Even so, this friend was determined to make the best of it. He said that at the end of each day, he was choosing to remember something in that day that gave him joy. And then he said to Bill “And I challenge you at the end of the day to think of something that brought you joy.” Bill found that challenge to be very encouraging and he put it into practice. Later in the week, his friend called back and said, “OK, Bill, tell me what brought you joy.” A great conversation ensued.
Bill’s friend was simply tapping in to the power of gratitude. There’s a library of literature espousing the benefits of regularly practicing gratitude. Gratitude helps with relationships, helps your health, helps mitigate against depression, and even helps you sleep better. I’ve long encouraged people to consider the whole month of November a “Season of Thanksgiving” in which we practice gratitude.
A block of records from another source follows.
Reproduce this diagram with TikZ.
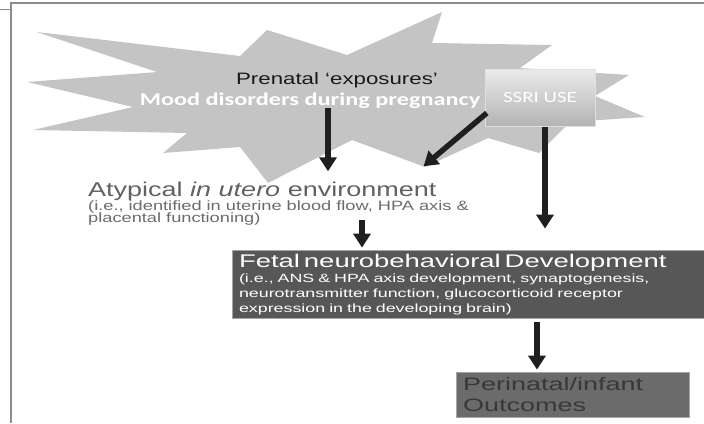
\documentclass[tikz,border=0pt]{standalone}
\usepackage{fontspec}
\setmainfont{Liberation Sans}
\newfontfamily\widesf[FakeStretch=1.35]{Liberation Sans}
\newfontfamily\widersf[FakeStretch=1.5]{Liberation Sans}
\newfontfamily\calwide[FakeStretch=1.35]{Carlito}
\newcommand\tightlines{\setlength{\lineskiplimit}{-6pt}}
\usetikzlibrary{arrows.meta,calc}
\tikzset{
  frame/.style={draw=black!45, line width=1.3pt},
  burst/.style={fill=black!23},
  lbl/.style={inner sep=0pt, anchor=base},
  ssribox/.style={rectangle, minimum width=110pt, minimum height=57pt,
    top color=black!8, bottom color=black!30, draw=black!12,
    text=white, font=\calwide\fontsize{15.5}{17}\selectfont},
  greybox/.style={rectangle, draw=black!35, line width=0.8pt,
    align=left, inner xsep=7pt, inner ysep=0pt},
  arr/.style={-{Triangle[width=17pt,length=14pt]}, line width=5.5pt, draw=black!88}
}

\begin{document}
\begin{tikzpicture}[x=1pt, y=-1pt]
  \useasboundingbox (0,0) rectangle (704,423);

  % page frame
  \draw[frame] (10,3) -- (704,3);
  \draw[frame] (11,3) -- (11,423);
  \draw[frame, line width=0.8pt] (0,9) -- (11,9);

  % exposure burst
  \fill[burst] (37,32) -- (240,56) -- (267,30) -- (347,55) -- (442,12)
    -- (432,43) -- (552,45) -- (520,68) -- (629,75) -- (595,96)
    -- (645,117) -- (570,122) -- (539,153) -- (488,138) -- (425,167)
    -- (352,140) -- (268,183) -- (240,147) -- (163,153) -- (187,133)
    -- (33,130) -- (133,107) -- (27,82) -- (157,72) -- cycle;

  \node[lbl, text=black!90, font=\widesf\fontsize{16.5}{18}\selectfont]
    (prenat) at (337,84) {Prenatal ‘exposures’};
  \node[lbl, text=white, font=\calwide\bfseries\fontsize{18}{20}\selectfont]
    (mood) at (310,105) {Mood disorders during pregnancy};
  \node[ssribox] (ssri) at (540,98) {SSRI USE};

  % in utero environment
  \node[lbl, anchor=base west, text=black!62, font=\widesf\fontsize{20}{22}\selectfont]
    (atyp) at (88,196) {Atypical \textit{in utero} environment};
  \node[lbl, anchor=base west, align=left, text=black!58,
        font=\widesf\fontsize{13.5}{12}\selectfont\tightlines]
    (atypnote) at (88,222) {(i.e., identified in uterine blood flow, HPA axis \&\\placental functioning)};

  % development and outcomes
  \node[greybox, fill=black!66, text=white, minimum width=472pt, minimum height=68pt,
        text width=458pt, font=\widersf\fontsize{11.9}{15}\selectfont]
    (fetal) at (468,284)
    {\rule{0pt}{14pt}\mbox{\fontsize{18.3}{15}\selectfont Fetal neurobehavioral Development}\\
     (i.e., ANS \& HPA axis development, synaptogenesis,\\
     neurotransmitter function, glucocorticoid receptor\\
     expression in the developing brain)};
  \node[greybox, fill=black!58, text=black!78, minimum width=231pt, minimum height=45pt,
        text width=219pt, font=\widersf\fontsize{18}{21}\selectfont]
    (outc) at (572.5,394.5) {Perinatal/infant\\Outcomes};

  \draw[arr] ($(mood.south)+(18,0)$) -- ($(mood.south |- atyp.north)+(18,-10)$);
  \draw[arr] ($(ssri.west)+(2,15)$) -- ($(atyp.north east)+(-13,-15)$);
  \draw[arr] ($(ssri.south)+(5,0)$) -- ($(ssri.south |- fetal.north)+(5,-21)$);
  \draw[arr] ($(atypnote.south -| fetal.north)+(-106,-5)$) -- ($(fetal.north)+(-106,-2)$);
  \draw[arr] ($(fetal.south)+(69,4)$) -- ($(fetal.south |- outc.north)+(69,-2)$);

\end{tikzpicture}
\end{document}
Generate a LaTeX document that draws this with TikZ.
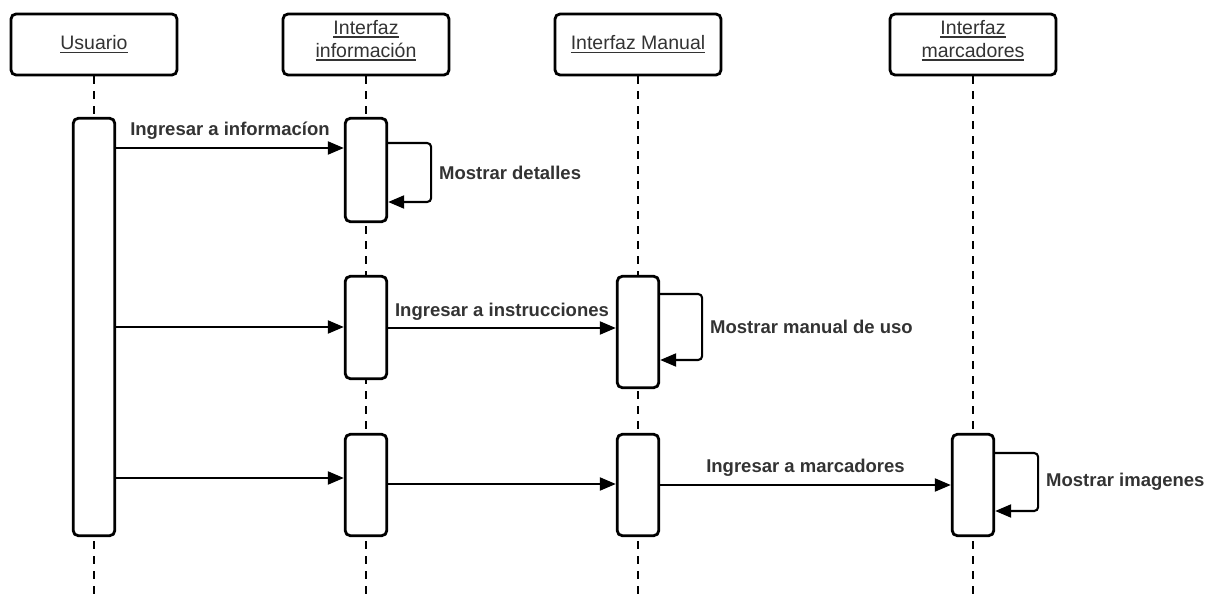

Bill’s story reminds me, however, that gratitude is more than a private spiritual practice. When we, as Christians, ask people what they’re grateful for, we are subtly asking them to take a small step closer to Christ. As Paul says in I Thessalonians, it is God’s will that we are joyful, prayerful, and thankful. When we ask someone in our network to practice gratitude, we are implicitly asking them to do a little bit of God’s will.
In addition to all the psychological and physiological benefits to gratitude, there is a spiritual benefit. I believe that the act of gratitude softens people’s hearts and opens them up to Christ all the more. The act of gratitude begs the question “to whom am I grateful?” When we ask someone about gratitude, that simple act becomes a tiny little seed in their mind. And God, who makes things grow (I Cor 3:7), may nourish that seed into something mighty.
Of course, if we’re going to ask the question of others, then we should also be practicing gratitude regularly. Why not try it yourself this week. End each day by writing a list of 2 or 3 things you’re grateful for or which have brought you joy. And then think of 2 or 3 people this week that you can invite to the same challenge. Maybe do it together as a practice. Follow up with them later and see what effect the practice of gratitude had. You may be amazed at the results!